[Exercise input]
# # #

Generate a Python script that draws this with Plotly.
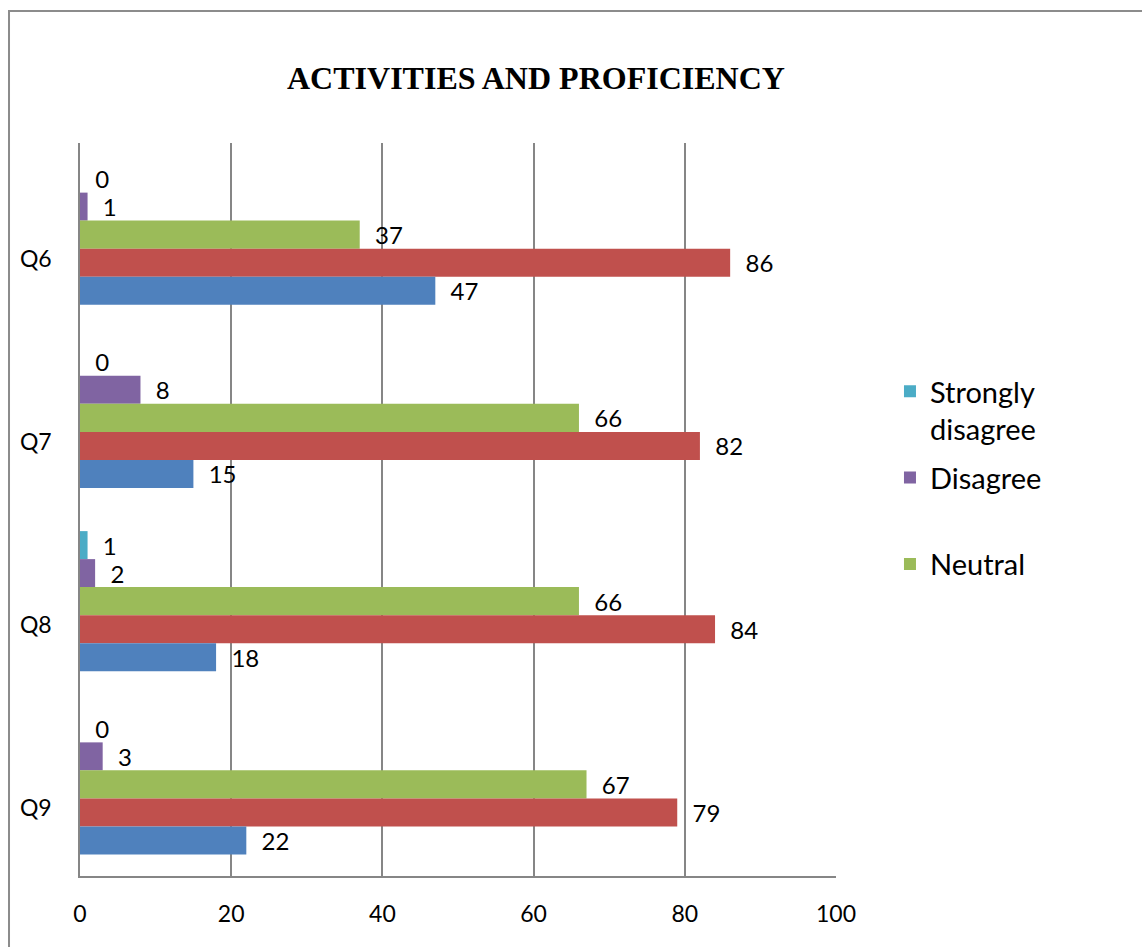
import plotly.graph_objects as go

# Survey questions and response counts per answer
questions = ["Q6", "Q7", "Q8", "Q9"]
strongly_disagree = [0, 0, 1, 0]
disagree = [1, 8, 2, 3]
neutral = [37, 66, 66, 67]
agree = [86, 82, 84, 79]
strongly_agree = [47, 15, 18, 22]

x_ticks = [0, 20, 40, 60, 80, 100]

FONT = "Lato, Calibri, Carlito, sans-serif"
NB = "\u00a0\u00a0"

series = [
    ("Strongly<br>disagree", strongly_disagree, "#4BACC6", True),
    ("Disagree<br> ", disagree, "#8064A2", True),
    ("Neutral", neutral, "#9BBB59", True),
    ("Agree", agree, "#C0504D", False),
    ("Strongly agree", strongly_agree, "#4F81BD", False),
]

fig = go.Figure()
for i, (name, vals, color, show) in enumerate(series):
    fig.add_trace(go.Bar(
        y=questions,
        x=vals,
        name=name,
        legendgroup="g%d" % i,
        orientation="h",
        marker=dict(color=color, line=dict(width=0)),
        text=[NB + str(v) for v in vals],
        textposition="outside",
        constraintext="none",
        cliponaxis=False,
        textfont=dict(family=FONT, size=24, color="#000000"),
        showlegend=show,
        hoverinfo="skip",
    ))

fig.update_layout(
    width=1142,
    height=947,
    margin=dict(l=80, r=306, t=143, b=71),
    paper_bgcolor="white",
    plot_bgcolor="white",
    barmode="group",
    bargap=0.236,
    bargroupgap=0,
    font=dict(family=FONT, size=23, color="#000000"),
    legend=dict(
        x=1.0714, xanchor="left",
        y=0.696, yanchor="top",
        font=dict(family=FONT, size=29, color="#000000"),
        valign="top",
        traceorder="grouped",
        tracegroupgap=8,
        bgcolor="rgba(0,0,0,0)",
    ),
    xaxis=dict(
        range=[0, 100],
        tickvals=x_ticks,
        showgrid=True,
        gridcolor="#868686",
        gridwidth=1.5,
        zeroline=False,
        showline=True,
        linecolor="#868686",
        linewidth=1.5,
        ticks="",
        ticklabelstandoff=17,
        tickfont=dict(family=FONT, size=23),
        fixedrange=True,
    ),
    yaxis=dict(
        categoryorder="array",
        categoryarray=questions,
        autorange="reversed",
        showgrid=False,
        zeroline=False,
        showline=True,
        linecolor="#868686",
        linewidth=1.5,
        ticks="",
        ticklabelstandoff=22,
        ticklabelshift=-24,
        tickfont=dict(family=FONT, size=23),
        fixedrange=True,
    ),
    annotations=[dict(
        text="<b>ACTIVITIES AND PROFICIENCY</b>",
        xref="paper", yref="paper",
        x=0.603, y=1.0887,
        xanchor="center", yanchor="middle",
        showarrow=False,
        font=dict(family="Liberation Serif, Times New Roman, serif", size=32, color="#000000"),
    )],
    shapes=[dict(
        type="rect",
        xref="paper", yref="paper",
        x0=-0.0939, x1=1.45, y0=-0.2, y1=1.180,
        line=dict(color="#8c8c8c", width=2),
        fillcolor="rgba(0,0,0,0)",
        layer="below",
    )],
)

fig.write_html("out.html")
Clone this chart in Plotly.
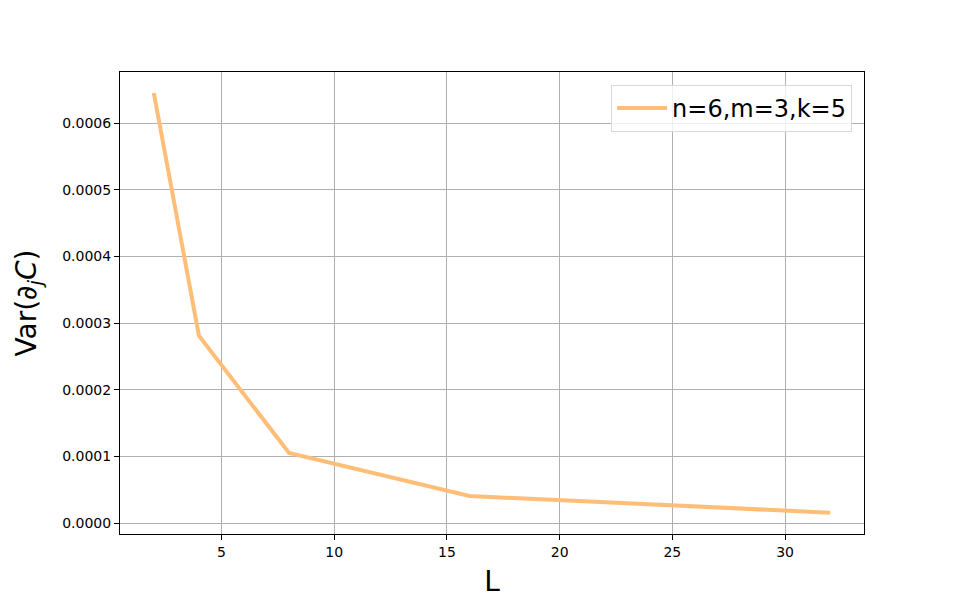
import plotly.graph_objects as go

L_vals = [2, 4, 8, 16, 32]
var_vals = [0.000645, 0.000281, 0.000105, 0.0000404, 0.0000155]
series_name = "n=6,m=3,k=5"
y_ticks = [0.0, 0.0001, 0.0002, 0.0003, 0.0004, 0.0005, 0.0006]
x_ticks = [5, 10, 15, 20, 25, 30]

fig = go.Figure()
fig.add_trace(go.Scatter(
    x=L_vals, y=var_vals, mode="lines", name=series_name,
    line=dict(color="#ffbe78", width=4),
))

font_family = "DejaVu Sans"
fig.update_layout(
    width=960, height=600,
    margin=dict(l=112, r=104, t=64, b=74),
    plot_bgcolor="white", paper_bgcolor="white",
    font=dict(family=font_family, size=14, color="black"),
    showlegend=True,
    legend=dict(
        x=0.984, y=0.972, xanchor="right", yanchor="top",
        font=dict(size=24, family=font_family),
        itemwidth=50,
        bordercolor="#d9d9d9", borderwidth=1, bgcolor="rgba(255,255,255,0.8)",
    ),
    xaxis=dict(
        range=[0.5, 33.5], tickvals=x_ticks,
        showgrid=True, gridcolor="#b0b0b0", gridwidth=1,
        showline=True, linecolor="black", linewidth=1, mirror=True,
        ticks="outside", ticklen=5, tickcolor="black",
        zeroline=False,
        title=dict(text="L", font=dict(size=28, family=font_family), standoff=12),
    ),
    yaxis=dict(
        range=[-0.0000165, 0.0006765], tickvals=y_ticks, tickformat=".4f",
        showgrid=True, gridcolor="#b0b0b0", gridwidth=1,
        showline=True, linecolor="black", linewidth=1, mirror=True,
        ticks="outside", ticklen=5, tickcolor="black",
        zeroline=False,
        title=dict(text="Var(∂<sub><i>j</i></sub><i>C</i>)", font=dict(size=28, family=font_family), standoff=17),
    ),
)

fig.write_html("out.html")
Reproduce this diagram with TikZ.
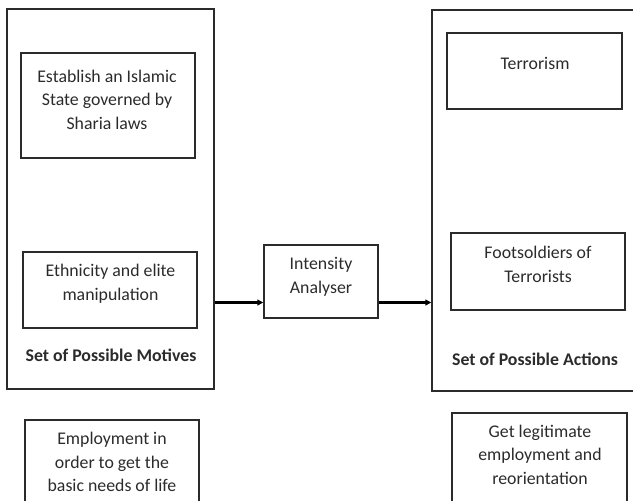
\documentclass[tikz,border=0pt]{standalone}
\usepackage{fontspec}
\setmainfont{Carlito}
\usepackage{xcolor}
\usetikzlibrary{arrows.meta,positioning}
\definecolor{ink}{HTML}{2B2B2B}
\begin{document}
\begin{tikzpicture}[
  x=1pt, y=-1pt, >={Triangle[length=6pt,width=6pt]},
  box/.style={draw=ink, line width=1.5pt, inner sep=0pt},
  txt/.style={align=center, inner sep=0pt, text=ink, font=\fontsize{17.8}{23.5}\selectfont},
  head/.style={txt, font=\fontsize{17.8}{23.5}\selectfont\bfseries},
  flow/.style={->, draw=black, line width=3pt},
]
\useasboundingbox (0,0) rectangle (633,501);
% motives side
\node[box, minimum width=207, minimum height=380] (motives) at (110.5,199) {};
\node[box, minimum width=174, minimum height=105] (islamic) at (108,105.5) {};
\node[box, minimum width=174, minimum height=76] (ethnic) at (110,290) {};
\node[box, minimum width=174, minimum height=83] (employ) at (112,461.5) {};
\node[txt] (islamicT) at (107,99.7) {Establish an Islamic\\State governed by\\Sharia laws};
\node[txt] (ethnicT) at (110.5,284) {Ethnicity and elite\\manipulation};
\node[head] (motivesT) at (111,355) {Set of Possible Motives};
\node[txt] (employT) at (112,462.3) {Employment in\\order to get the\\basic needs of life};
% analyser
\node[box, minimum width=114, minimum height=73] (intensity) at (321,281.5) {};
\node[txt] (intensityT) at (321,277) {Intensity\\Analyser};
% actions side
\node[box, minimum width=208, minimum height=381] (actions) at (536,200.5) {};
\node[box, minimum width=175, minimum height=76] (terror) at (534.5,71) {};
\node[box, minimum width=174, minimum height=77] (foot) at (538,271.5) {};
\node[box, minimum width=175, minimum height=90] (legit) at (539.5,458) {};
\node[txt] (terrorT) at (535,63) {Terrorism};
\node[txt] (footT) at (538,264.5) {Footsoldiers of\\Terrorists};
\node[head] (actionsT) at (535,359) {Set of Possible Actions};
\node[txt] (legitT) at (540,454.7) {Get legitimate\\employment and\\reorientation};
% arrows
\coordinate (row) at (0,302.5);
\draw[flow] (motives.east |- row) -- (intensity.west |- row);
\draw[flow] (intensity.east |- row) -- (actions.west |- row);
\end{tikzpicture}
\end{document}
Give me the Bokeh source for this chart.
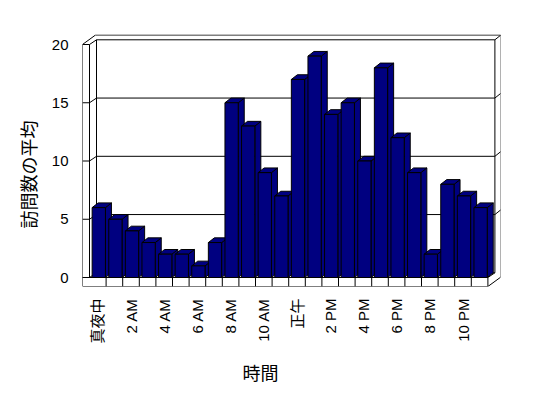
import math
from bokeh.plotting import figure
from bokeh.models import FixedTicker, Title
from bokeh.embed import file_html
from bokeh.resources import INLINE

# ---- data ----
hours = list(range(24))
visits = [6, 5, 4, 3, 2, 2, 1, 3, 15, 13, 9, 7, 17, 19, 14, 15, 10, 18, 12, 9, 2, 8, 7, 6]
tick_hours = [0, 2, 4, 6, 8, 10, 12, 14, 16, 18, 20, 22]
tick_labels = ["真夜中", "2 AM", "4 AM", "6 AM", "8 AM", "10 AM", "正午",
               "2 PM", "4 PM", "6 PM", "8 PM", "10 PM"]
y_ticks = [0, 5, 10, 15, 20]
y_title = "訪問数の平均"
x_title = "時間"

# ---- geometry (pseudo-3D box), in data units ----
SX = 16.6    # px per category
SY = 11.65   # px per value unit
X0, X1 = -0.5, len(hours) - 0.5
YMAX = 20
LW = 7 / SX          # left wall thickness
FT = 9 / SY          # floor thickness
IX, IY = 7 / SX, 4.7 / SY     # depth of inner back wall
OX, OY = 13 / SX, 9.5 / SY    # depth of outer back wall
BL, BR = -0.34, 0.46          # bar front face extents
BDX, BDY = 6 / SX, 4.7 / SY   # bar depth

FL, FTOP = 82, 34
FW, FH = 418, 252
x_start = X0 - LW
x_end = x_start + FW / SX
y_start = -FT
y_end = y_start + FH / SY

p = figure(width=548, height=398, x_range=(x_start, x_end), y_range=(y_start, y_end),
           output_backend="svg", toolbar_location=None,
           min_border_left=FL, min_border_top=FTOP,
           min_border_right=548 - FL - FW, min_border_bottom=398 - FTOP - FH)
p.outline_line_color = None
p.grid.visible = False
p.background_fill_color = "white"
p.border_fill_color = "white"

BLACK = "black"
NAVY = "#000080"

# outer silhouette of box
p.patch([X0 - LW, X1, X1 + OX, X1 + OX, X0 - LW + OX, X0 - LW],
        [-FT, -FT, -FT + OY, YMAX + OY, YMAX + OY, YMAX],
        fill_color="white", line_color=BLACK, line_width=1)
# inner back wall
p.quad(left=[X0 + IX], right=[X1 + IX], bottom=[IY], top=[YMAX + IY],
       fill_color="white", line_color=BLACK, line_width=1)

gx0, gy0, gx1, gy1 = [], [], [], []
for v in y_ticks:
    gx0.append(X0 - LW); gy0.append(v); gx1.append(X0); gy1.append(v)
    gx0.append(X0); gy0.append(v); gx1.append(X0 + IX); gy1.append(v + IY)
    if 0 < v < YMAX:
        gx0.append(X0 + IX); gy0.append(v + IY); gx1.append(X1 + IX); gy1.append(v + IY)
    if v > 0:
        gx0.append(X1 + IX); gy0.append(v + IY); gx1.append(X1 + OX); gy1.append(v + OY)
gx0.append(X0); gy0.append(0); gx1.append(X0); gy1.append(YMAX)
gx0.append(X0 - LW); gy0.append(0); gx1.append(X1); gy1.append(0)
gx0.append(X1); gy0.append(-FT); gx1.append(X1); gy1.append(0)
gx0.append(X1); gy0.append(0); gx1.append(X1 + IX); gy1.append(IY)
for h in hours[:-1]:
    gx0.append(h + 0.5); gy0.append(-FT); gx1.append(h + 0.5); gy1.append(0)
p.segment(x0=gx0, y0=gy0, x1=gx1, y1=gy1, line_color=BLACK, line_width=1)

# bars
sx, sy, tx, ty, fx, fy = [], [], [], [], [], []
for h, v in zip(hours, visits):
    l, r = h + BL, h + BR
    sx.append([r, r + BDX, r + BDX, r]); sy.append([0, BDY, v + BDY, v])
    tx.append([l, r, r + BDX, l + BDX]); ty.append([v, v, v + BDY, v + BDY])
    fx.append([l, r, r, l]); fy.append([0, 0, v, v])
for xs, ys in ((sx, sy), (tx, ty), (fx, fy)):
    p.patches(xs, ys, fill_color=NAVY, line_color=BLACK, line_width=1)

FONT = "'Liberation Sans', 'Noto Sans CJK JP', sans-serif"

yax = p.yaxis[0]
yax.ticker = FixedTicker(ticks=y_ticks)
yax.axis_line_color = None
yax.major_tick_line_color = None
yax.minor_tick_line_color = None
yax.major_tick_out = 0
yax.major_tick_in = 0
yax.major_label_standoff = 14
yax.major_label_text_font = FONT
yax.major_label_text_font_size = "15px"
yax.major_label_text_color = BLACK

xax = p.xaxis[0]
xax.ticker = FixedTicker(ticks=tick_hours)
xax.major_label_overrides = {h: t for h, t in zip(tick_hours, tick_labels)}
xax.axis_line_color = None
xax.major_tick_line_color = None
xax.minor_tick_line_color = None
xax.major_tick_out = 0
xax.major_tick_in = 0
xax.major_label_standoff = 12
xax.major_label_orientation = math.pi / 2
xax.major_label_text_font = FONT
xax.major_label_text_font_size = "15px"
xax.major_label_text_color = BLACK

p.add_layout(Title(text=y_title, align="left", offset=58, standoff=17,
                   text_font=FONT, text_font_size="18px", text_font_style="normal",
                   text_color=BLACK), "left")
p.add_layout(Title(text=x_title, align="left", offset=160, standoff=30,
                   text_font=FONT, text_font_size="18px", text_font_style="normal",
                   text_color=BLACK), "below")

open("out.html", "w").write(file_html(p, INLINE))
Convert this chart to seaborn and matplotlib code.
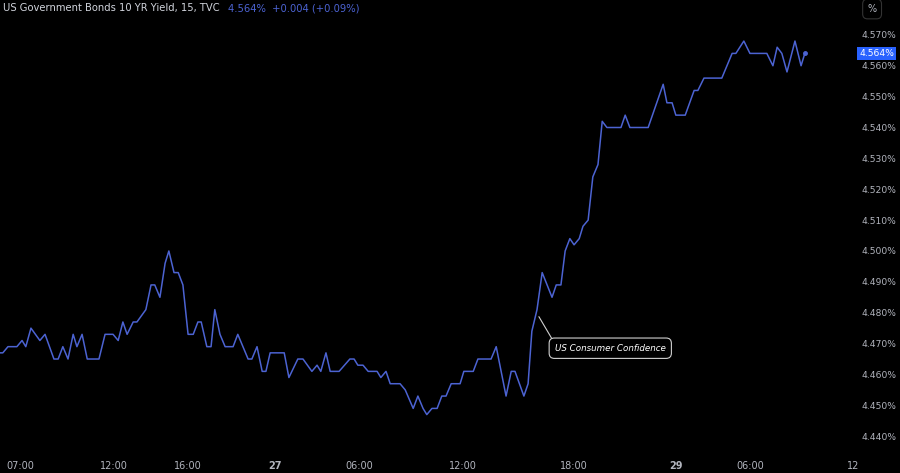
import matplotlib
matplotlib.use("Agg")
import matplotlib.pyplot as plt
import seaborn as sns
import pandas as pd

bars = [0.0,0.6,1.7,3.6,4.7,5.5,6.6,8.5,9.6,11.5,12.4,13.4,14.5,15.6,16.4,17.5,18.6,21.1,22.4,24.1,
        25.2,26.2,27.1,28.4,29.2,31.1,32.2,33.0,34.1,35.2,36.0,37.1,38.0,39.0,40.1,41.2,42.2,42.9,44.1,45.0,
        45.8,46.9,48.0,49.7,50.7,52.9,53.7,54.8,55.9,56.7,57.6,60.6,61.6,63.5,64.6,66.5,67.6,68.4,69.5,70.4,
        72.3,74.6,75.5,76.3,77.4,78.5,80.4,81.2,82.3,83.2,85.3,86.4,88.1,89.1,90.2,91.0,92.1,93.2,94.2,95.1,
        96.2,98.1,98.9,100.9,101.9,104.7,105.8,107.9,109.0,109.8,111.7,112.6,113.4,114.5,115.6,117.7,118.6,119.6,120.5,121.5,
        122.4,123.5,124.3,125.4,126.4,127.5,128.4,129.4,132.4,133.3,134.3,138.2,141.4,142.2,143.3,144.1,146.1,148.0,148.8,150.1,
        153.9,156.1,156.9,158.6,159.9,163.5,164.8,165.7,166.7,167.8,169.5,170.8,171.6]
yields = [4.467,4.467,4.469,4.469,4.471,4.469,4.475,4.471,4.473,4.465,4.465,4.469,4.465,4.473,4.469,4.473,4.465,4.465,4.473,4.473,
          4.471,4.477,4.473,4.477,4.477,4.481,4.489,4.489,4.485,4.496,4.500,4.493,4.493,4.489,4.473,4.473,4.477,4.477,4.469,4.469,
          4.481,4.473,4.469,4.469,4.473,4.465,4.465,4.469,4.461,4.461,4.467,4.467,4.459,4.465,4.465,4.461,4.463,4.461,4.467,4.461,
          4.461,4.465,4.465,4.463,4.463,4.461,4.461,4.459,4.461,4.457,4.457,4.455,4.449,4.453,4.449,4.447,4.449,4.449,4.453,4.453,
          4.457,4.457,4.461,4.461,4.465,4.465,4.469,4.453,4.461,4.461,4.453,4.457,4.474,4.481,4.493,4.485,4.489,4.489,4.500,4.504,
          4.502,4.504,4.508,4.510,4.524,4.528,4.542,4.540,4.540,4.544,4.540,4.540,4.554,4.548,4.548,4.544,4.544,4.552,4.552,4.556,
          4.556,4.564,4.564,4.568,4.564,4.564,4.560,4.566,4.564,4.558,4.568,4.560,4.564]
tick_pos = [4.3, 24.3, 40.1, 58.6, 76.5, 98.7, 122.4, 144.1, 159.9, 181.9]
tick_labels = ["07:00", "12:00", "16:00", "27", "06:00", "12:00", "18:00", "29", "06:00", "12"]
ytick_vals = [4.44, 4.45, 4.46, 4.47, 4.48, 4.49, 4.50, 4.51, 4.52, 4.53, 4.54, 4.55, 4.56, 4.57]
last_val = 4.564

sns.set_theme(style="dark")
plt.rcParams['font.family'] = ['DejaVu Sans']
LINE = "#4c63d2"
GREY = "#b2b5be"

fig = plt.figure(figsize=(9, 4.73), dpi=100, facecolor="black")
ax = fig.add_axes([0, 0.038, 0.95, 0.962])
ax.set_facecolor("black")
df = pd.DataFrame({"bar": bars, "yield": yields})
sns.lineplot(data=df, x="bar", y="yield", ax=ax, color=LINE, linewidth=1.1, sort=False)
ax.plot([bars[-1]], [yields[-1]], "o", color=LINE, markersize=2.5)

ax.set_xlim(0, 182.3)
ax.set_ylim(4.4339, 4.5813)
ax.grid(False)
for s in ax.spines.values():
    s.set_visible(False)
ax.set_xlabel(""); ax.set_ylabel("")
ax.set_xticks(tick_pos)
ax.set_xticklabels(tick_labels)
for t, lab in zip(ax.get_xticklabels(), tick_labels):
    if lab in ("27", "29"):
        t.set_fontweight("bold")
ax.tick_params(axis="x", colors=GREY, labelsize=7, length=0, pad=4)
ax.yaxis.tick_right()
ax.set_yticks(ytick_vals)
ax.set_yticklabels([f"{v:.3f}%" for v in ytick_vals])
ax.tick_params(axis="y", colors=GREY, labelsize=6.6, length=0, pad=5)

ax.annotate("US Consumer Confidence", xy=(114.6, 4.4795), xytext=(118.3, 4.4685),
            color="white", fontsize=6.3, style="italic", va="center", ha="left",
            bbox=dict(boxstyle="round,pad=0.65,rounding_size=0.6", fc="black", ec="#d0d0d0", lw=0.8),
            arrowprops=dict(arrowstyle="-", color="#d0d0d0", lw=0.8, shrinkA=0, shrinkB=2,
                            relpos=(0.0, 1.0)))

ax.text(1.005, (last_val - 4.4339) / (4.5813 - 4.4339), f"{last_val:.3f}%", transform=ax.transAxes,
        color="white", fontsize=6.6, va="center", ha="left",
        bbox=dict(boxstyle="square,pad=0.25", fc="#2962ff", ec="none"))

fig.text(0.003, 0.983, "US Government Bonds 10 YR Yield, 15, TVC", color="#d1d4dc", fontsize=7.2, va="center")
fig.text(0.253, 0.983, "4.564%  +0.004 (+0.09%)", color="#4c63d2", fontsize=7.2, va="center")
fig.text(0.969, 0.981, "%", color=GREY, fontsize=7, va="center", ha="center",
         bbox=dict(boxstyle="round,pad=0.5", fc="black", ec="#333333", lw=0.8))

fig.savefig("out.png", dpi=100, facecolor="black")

# # #

[Problem statement] Your task is to transcribe exactly the lines starting at the line that contains "Convert this chart" and ending at the line that contains "import pandas as pd", both included. Leave out the pictures.

[The reply]
Convert this chart to seaborn and matplotlib code.
import matplotlib
matplotlib.use("Agg")
import matplotlib.pyplot as plt
import seaborn as sns
import pandas as pd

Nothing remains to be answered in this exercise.